According to BlockBeats, the U.S. Congressional Budget Office (CBO) released an analysis indicating that U.S. President Donald Trump's extensive global tariff plan is projected to reduce the federal deficit by $2.8 trillion over the next decade. However, the report also warns of potential economic slowdown, increased inflation, and diminished purchasing power for American households.
The report, addressed to Democratic congressional leaders, outlines the impact of the administration's broad tariff impositions on multiple countries. It suggests that American households will likely decrease imports from tariff-affected nations, predicting a 0.4 percentage point increase in annual inflation rates between 2025 and 2026.
The analysis assumes the tariffs announced via executive orders from January to May will be implemented long-term. Although a federal court previously ruled that invoking emergency powers for tariff imposition was beyond authority, an appeals court has allowed the tariffs to remain during litigation.
The CBO's findings align with other economic models, indicating that the $2.8 trillion deficit reduction over ten years will come at the cost of reduced household wealth and overall economic contraction.

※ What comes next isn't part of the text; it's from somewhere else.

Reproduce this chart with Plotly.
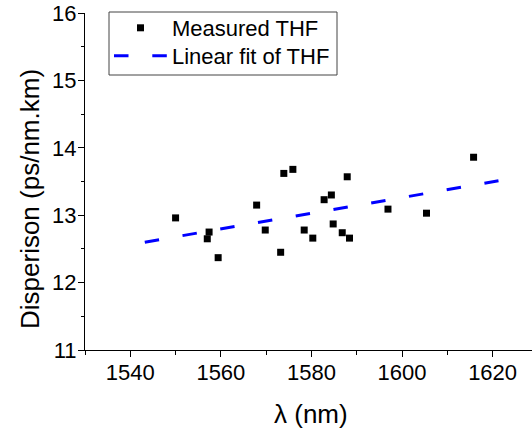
import plotly.graph_objects as go

# Measured THF data (wavelength nm, dispersion ps/nm.km)
wavelength = [1550.0, 1557.4, 1557.0, 1559.4, 1567.9, 1569.8, 1573.2, 1573.9,
              1575.9, 1578.4, 1580.3, 1582.8, 1584.4, 1584.8, 1586.8, 1587.9,
              1588.4, 1596.9, 1605.4, 1615.8]
dispersion = [12.96, 12.75, 12.65, 12.37, 13.15, 12.78, 12.45, 13.62,
              13.68, 12.78, 12.66, 13.23, 13.30, 12.87, 12.74, 13.57,
              12.66, 13.09, 13.03, 13.86]

# Linear fit endpoints
fit_x = [1543.2, 1621.3]
fit_y = [12.60, 13.51]

x_ticks = [1540, 1560, 1580, 1600, 1620]
y_ticks = [11, 12, 13, 14, 15, 16]

FONT = "Liberation Sans, Arial, sans-serif"

W, H = 532, 429
L, R, T, B = 85, 0, 13, 429 - 350
pw, ph = W - L - R, H - T - B


def px_x(wx):
    return (wx - L) / pw


def px_y(wy):
    return (H - B - wy) / ph


fig = go.Figure()
fig.add_trace(go.Scatter(
    x=wavelength, y=dispersion, mode="markers", name="Measured THF",
    marker=dict(symbol="square", size=7, color="black"), legend="legend",
))
fig.add_trace(go.Scatter(
    x=fit_x, y=fit_y, mode="lines", name="Linear fit of THF",
    line=dict(color="#0000FF", width=3, dash="14.5px,23.8px"), legend="legend2",
))

leg_common = dict(
    xanchor="left", yanchor="middle", bgcolor="rgba(0,0,0,0)", borderwidth=0,
    font=dict(family=FONT, size=22, color="black"), itemwidth=53,
)

fig.update_layout(
    width=W, height=H,
    margin=dict(l=L, r=R, t=T, b=B, pad=0),
    paper_bgcolor="white", plot_bgcolor="white",
    font=dict(family=FONT, size=22, color="black"),
    showlegend=True,
    legend=dict(x=px_x(109), y=px_y(28), **leg_common),
    legend2=dict(x=px_x(109), y=px_y(56), **leg_common),
    shapes=[dict(type="rect", xref="paper", yref="paper",
                 x0=px_x(109), x1=px_x(337), y0=px_y(75), y1=px_y(12),
                 line=dict(color="#444", width=1), fillcolor="rgba(0,0,0,0)",
                 layer="below")],
    xaxis=dict(
        range=[1530, 1628.7], tickmode="array", tickvals=x_ticks,
        ticktext=[str(v) for v in x_ticks],
        showline=True, linecolor="black", linewidth=1, mirror=False,
        ticks="outside", ticklen=6, tickwidth=1, tickcolor="black",
        showgrid=False, zeroline=False, automargin=False,
        tickfont=dict(family=FONT, size=22), ticklabelstandoff=-3,
        ticklabeloverflow="allow",
        minor=dict(ticks="outside", ticklen=3.5, tickwidth=1, tickcolor="black",
                   tickmode="linear", tick0=1530, dtick=10, showgrid=False),
    ),
    yaxis=dict(
        range=[11, 16], tickmode="array", tickvals=y_ticks,
        ticktext=[str(v) for v in y_ticks],
        showline=True, linecolor="black", linewidth=1, mirror=False,
        ticks="outside", ticklen=6, tickwidth=1, tickcolor="black",
        showgrid=False, zeroline=False, automargin=False,
        tickfont=dict(family=FONT, size=22), ticklabelstandoff=-3,
        ticklabeloverflow="allow",
        minor=dict(ticks="outside", ticklen=3.5, tickwidth=1, tickcolor="black",
                   tickmode="linear", tick0=11, dtick=0.5, showgrid=False),
    ),
    annotations=[
        dict(text="λ (nm)", xref="paper", yref="paper",
             x=px_x(311), y=px_y(414), xanchor="center", yanchor="middle",
             showarrow=False, font=dict(family=FONT, size=26, color="black")),
        dict(text="Disperison (ps/nm.km)", xref="paper", yref="paper",
             x=px_x(30), y=px_y(199), xanchor="center", yanchor="middle",
             textangle=-90, showarrow=False,
             font=dict(family=FONT, size=26, color="black")),
    ],
)

fig.write_html("out.html", config={"displayModeBar": False},
               post_script="document.body.style.margin='0';")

The report estimates a permanent 0.06 percentage point decrease in the annual growth rate of the U.S. real GDP. A prior report from the University of Pennsylvania's Wharton School budget model in April was more pessimistic, forecasting a potential 6% long-term GDP shrinkage and a 5% drop in wage levels.
The CBO emphasizes significant uncertainty in its calculations, partly due to the possibility of the Trump administration altering tariff policy execution at any time.